Where does all this audacity come from? A devilishly simple place: the pure and simple knowledge that it only takes 37%-38% of the vote to get a parliamentary majority in this country, as long as the opposition vote is split, turnout is relatively low, and the Chief Electoral Officer is suitably muzzled. Here's why: this government deserves to be hated by the majority of Canadians, and the strange ironic truth is that it is.  But the government doesn't care, because it  knows that everything about the system as it is currently configured works in their favour anyways.

There you have it: Democracy, Conservative-style.

Three New Thoughts du Jour

Thoughts du jour:

1) Provincial Parti Quebecois and federal Conservatives seem to both be cruising toward majority governments. Harper makes the perfect foil for Quebec separatists, given his low popularity in that province.
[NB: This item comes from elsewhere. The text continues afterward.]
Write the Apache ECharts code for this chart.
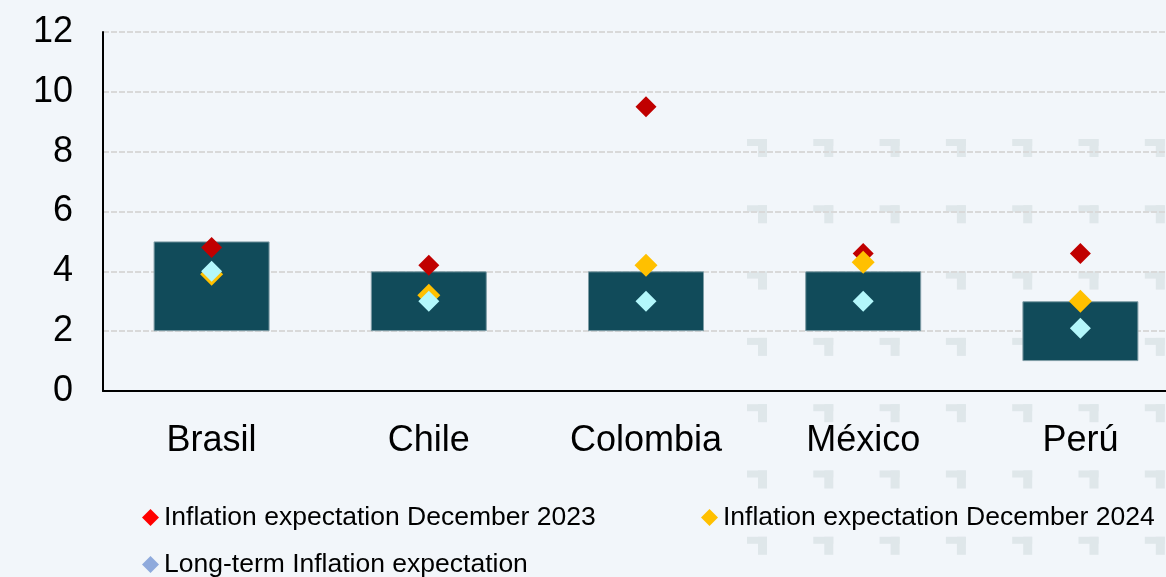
<!DOCTYPE html>
<html>
<head>
<meta charset="utf-8">
<title>Inflation expectations vs. target ranges</title>
<script src="https://cdn.jsdelivr.net/npm/echarts@6/dist/echarts.min.js"></script>
<style>
  html, body { margin: 0; padding: 0; background: #f2f6fa; }
  #chart { width: 1166px; height: 577px; }
</style>
</head>
<body>
<div id="chart"></div>
<script>
// Countries and inflation target ranges (lower / upper bound, %)
const countries = ['Brasil', 'Chile', 'Colombia', 'México', 'Perú'];
const targetLow = [2, 2, 2, 2, 1];
const targetHigh = [5, 4, 4, 4, 3];

// Inflation expectations (%)
const expDec2023 = [4.8, 4.2, 9.5, 4.6, 4.6];
const expDec2024 = [3.9, 3.2, 4.2, 4.3, 3.0];
const expLongTerm = [4.0, 3.0, 3.0, 3.0, 2.1];

const yTicks = [0, 2, 4, 6, 8, 10, 12];

const FONT = '"Liberation Sans", Arial, sans-serif';
const NAME_23 = 'Inflation expectation December 2023';
const NAME_24 = 'Inflation expectation December 2024';
const NAME_LT = 'Long-term Inflation expectation';

// Height of each target band, stacked on its lower bound
const bandHeight = targetHigh.map((h, i) => h - targetLow[i]);

// Decorative background pattern of small corner marks
const pattern = [];
for (let r = 0; r < 7; r++) {
  for (let c = 0; c < 7; c++) {
    const x = 747 + c * 66.3;
    const y = 139 + r * 66.3;
    pattern.push({ type: 'rect', shape: { x: x, y: y, width: 20, height: 7 } });
    pattern.push({ type: 'rect', shape: { x: x + 11, y: y, width: 9, height: 18 } });
  }
}

const legendText = { fontSize: 26.5, color: '#000', fontFamily: FONT };

const chart = echarts.init(document.getElementById('chart'));
chart.setOption({
  backgroundColor: '#f2f6fa',
  animation: false,
  textStyle: { fontFamily: FONT },
  graphic: [{
    type: 'group',
    z: -10,
    silent: true,
    children: pattern.map(p => Object.assign(p, { style: { fill: '#dfe7ea' } }))
  }],
  grid: { left: 103, top: 32, right: -23, bottom: 186, containLabel: false, outerBoundsMode: 'none' },
  legend: [
    {
      left: 137, top: 499, itemWidth: 17, itemHeight: 17, icon: 'diamond',
      textStyle: legendText,
      data: [{ name: NAME_23, itemStyle: { color: '#ff0000', opacity: 1 } }],
      selectedMode: false
    },
    {
      left: 696, top: 499, itemWidth: 17, itemHeight: 17, icon: 'diamond',
      textStyle: legendText,
      data: [{ name: NAME_24, itemStyle: { color: '#ffc000', opacity: 1 } }],
      selectedMode: false
    },
    {
      left: 137, top: 546, itemWidth: 17, itemHeight: 17, icon: 'diamond',
      textStyle: legendText,
      data: [{ name: NAME_LT, itemStyle: { color: '#8faadc', opacity: 1 } }],
      selectedMode: false
    }
  ],
  xAxis: {
    type: 'category',
    data: countries,
    axisLine: { lineStyle: { color: '#000', width: 2 } },
    axisTick: { show: false },
    axisLabel: { fontSize: 36, color: '#000', margin: 32, fontFamily: FONT },
    splitLine: { show: false }
  },
  yAxis: {
    type: 'value',
    min: yTicks[0],
    max: yTicks[yTicks.length - 1],
    interval: 2,
    axisLine: { show: true, lineStyle: { color: '#000', width: 2 } },
    axisTick: { show: false },
    axisLabel: { fontSize: 36, color: '#000', margin: 30, fontFamily: FONT },
    splitLine: { lineStyle: { color: '#d9d9d9', width: 2, type: [6, 2] } }
  },
  series: [
    {
      name: 'base',
      type: 'bar',
      stack: 'band',
      data: targetLow,
      barWidth: '53.4%',
      itemStyle: { color: 'transparent' },
      silent: true
    },
    {
      name: 'Target range',
      type: 'bar',
      stack: 'band',
      data: bandHeight,
      barWidth: '53.4%',
      itemStyle: { color: '#114b5a', borderColor: '#7e9ca5', borderWidth: 1 }
    },
    {
      name: NAME_23,
      type: 'scatter',
      data: expDec2023,
      symbol: 'diamond',
      symbolSize: 21,
      itemStyle: { color: '#c00000', opacity: 1 },
      z: 3
    },
    {
      name: NAME_24,
      type: 'scatter',
      data: expDec2024,
      symbol: 'diamond',
      symbolSize: 23,
      itemStyle: { color: '#ffc000', opacity: 1 },
      z: 4
    },
    {
      name: NAME_LT,
      type: 'scatter',
      data: expLongTerm,
      symbol: 'diamond',
      symbolSize: 21,
      itemStyle: { color: '#b3f7fb', opacity: 1 },
      z: 5
    }
  ]
});
</script>
</body>
</html>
He contributes to their "winning conditions".

2) "It is essential to understand that the main challenge for our electoral democracy is not voter fraud  but voter participation" --Marc Mayrand, Chief Electoral Officer of Canada.

3) If Russia successfully annexes Crimea and succeeds in violating international law and international treaties, three groups of actors will be encouraged and emboldened:

 First, China and Russia and some American conservatives will be encouraged to continue their traditional  "spheres of influence" thinking.

Second, Iran, North Korea and all rogue regimes will be encouraged to obtain and keep nuclear weapons, and not to foolishly surrender them as Ukraine did under the terms of the 1994 Budapest Treaty, to which Russia was a signatory.

Third, both prospective separatists in Quebec and actual occupiers in Israel will be encouraged by the trumping of international law by "facts on the ground".